## Information provided
++++
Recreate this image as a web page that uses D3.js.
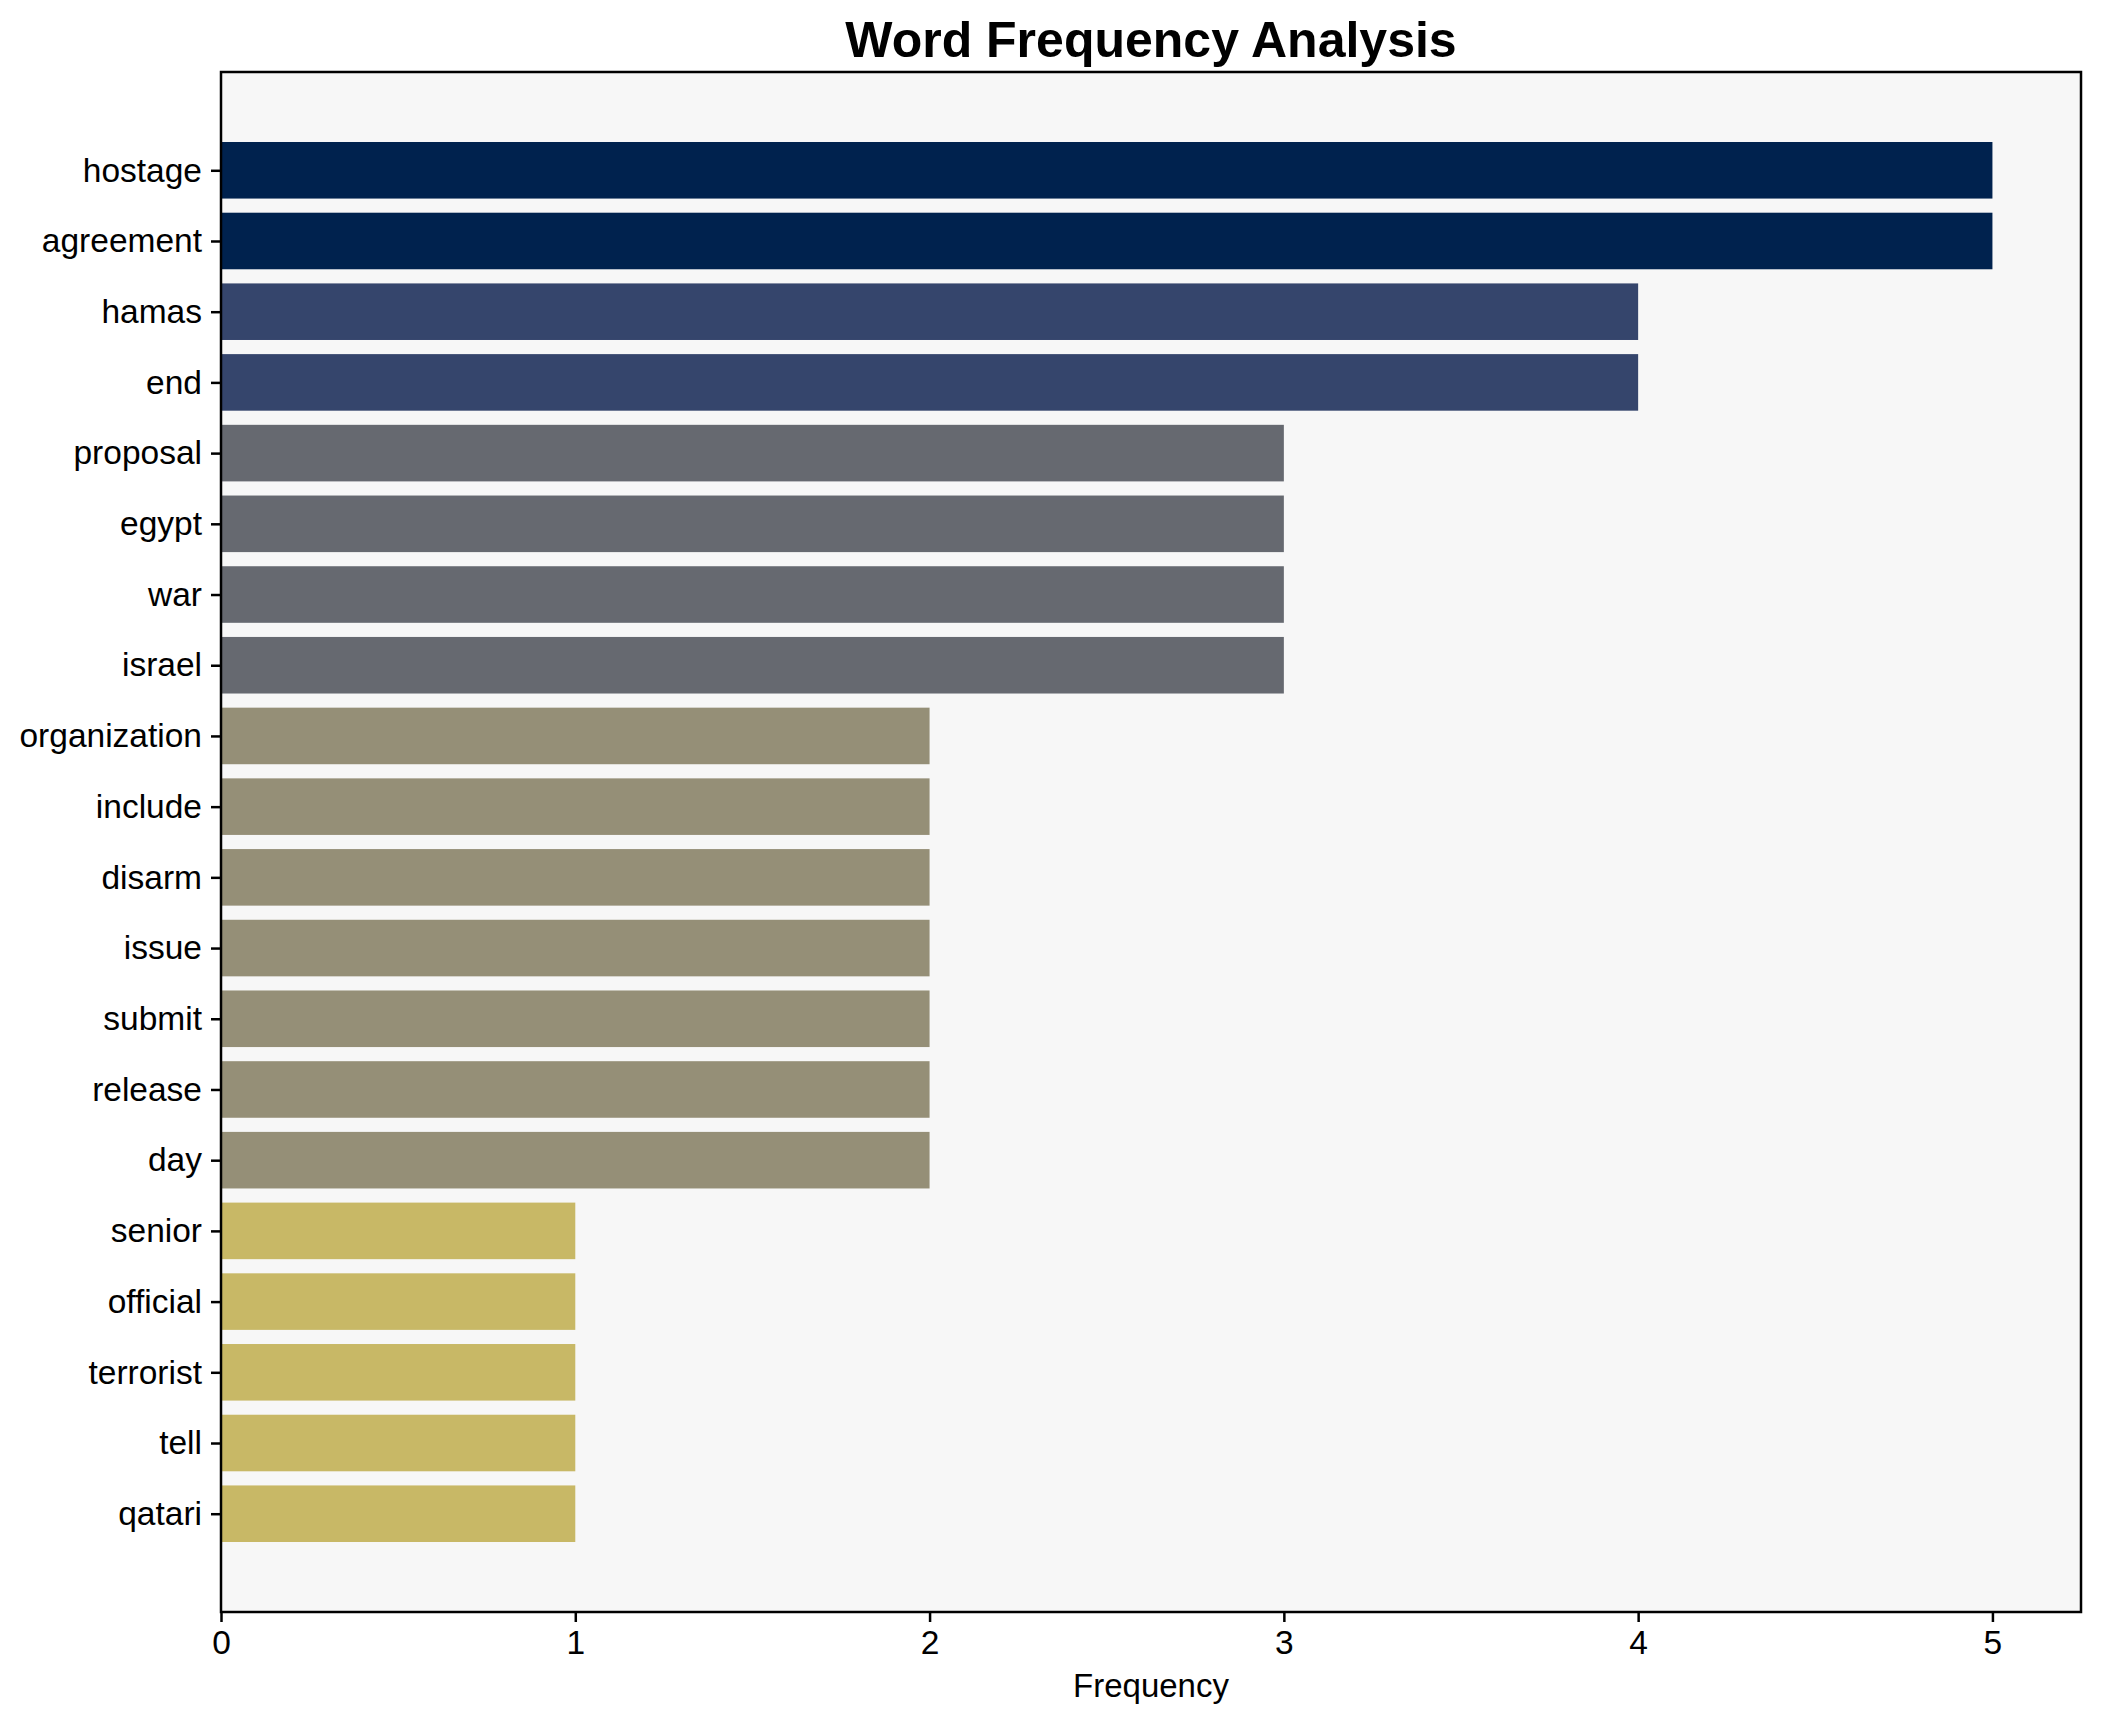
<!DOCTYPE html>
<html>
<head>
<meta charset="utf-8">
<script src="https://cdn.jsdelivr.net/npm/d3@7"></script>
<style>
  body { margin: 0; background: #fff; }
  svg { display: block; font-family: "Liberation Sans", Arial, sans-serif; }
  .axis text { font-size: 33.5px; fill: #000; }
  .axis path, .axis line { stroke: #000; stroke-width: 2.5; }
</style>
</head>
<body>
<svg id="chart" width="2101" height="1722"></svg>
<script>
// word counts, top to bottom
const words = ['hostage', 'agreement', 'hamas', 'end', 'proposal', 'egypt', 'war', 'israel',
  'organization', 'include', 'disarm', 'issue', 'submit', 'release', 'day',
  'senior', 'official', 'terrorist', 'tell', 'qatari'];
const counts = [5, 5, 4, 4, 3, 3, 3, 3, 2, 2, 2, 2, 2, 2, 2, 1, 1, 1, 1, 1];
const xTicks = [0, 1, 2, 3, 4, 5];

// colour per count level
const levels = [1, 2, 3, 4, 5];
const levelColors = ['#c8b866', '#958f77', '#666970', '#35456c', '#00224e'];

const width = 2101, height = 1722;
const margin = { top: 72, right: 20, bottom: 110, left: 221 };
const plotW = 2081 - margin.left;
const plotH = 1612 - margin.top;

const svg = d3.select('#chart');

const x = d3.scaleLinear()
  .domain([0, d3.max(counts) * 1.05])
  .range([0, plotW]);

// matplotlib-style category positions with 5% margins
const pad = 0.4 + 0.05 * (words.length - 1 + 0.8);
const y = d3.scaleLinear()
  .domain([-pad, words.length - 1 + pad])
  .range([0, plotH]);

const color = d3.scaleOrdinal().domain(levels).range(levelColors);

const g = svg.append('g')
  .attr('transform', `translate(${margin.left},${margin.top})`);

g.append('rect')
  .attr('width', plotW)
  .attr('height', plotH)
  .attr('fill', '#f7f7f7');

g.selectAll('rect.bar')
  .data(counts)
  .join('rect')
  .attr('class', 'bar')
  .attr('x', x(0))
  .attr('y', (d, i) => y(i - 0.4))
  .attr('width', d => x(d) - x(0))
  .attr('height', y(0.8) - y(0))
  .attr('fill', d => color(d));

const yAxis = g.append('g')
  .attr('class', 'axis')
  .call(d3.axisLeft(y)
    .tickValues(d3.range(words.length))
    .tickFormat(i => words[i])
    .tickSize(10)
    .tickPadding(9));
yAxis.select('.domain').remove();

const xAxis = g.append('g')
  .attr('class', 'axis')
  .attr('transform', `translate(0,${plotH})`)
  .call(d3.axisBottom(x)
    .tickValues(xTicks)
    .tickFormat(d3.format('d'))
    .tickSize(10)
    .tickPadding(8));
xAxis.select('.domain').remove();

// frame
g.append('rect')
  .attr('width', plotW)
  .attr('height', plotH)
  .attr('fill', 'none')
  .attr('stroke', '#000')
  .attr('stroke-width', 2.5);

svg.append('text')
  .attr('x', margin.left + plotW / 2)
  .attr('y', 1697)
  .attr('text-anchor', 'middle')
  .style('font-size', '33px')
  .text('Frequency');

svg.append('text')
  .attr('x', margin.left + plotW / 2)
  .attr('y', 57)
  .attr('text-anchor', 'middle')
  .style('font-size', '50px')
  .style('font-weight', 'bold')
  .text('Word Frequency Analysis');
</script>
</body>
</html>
++++
## The task
Restate the data above word for word. Skip every picture.

## Completed task
Recreate this image as a web page that uses D3.js.
<!DOCTYPE html>
<html>
<head>
<meta charset="utf-8">
<script src="https://cdn.jsdelivr.net/npm/d3@7"></script>
<style>
  body { margin: 0; background: #fff; }
  svg { display: block; font-family: "Liberation Sans", Arial, sans-serif; }
  .axis text { font-size: 33.5px; fill: #000; }
  .axis path, .axis line { stroke: #000; stroke-width: 2.5; }
</style>
</head>
<body>
<svg id="chart" width="2101" height="1722"></svg>
<script>
// word counts, top to bottom
const words = ['hostage', 'agreement', 'hamas', 'end', 'proposal', 'egypt', 'war', 'israel',
  'organization', 'include', 'disarm', 'issue', 'submit', 'release', 'day',
  'senior', 'official', 'terrorist', 'tell', 'qatari'];
const counts = [5, 5, 4, 4, 3, 3, 3, 3, 2, 2, 2, 2, 2, 2, 2, 1, 1, 1, 1, 1];
const xTicks = [0, 1, 2, 3, 4, 5];

// colour per count level
const levels = [1, 2, 3, 4, 5];
const levelColors = ['#c8b866', '#958f77', '#666970', '#35456c', '#00224e'];

const width = 2101, height = 1722;
const margin = { top: 72, right: 20, bottom: 110, left: 221 };
const plotW = 2081 - margin.left;
const plotH = 1612 - margin.top;

const svg = d3.select('#chart');

const x = d3.scaleLinear()
  .domain([0, d3.max(counts) * 1.05])
  .range([0, plotW]);

// matplotlib-style category positions with 5% margins
const pad = 0.4 + 0.05 * (words.length - 1 + 0.8);
const y = d3.scaleLinear()
  .domain([-pad, words.length - 1 + pad])
  .range([0, plotH]);

const color = d3.scaleOrdinal().domain(levels).range(levelColors);

const g = svg.append('g')
  .attr('transform', `translate(${margin.left},${margin.top})`);

g.append('rect')
  .attr('width', plotW)
  .attr('height', plotH)
  .attr('fill', '#f7f7f7');

g.selectAll('rect.bar')
  .data(counts)
  .join('rect')
  .attr('class', 'bar')
  .attr('x', x(0))
  .attr('y', (d, i) => y(i - 0.4))
  .attr('width', d => x(d) - x(0))
  .attr('height', y(0.8) - y(0))
  .attr('fill', d => color(d));

const yAxis = g.append('g')
  .attr('class', 'axis')
  .call(d3.axisLeft(y)
    .tickValues(d3.range(words.length))
    .tickFormat(i => words[i])
    .tickSize(10)
    .tickPadding(9));
yAxis.select('.domain').remove();

const xAxis = g.append('g')
  .attr('class', 'axis')
  .attr('transform', `translate(0,${plotH})`)
  .call(d3.axisBottom(x)
    .tickValues(xTicks)
    .tickFormat(d3.format('d'))
    .tickSize(10)
    .tickPadding(8));
xAxis.select('.domain').remove();

// frame
g.append('rect')
  .attr('width', plotW)
  .attr('height', plotH)
  .attr('fill', 'none')
  .attr('stroke', '#000')
  .attr('stroke-width', 2.5);

svg.append('text')
  .attr('x', margin.left + plotW / 2)
  .attr('y', 1697)
  .attr('text-anchor', 'middle')
  .style('font-size', '33px')
  .text('Frequency');

svg.append('text')
  .attr('x', margin.left + plotW / 2)
  .attr('y', 57)
  .attr('text-anchor', 'middle')
  .style('font-size', '50px')
  .style('font-weight', 'bold')
  .text('Word Frequency Analysis');
</script>
</body>
</html>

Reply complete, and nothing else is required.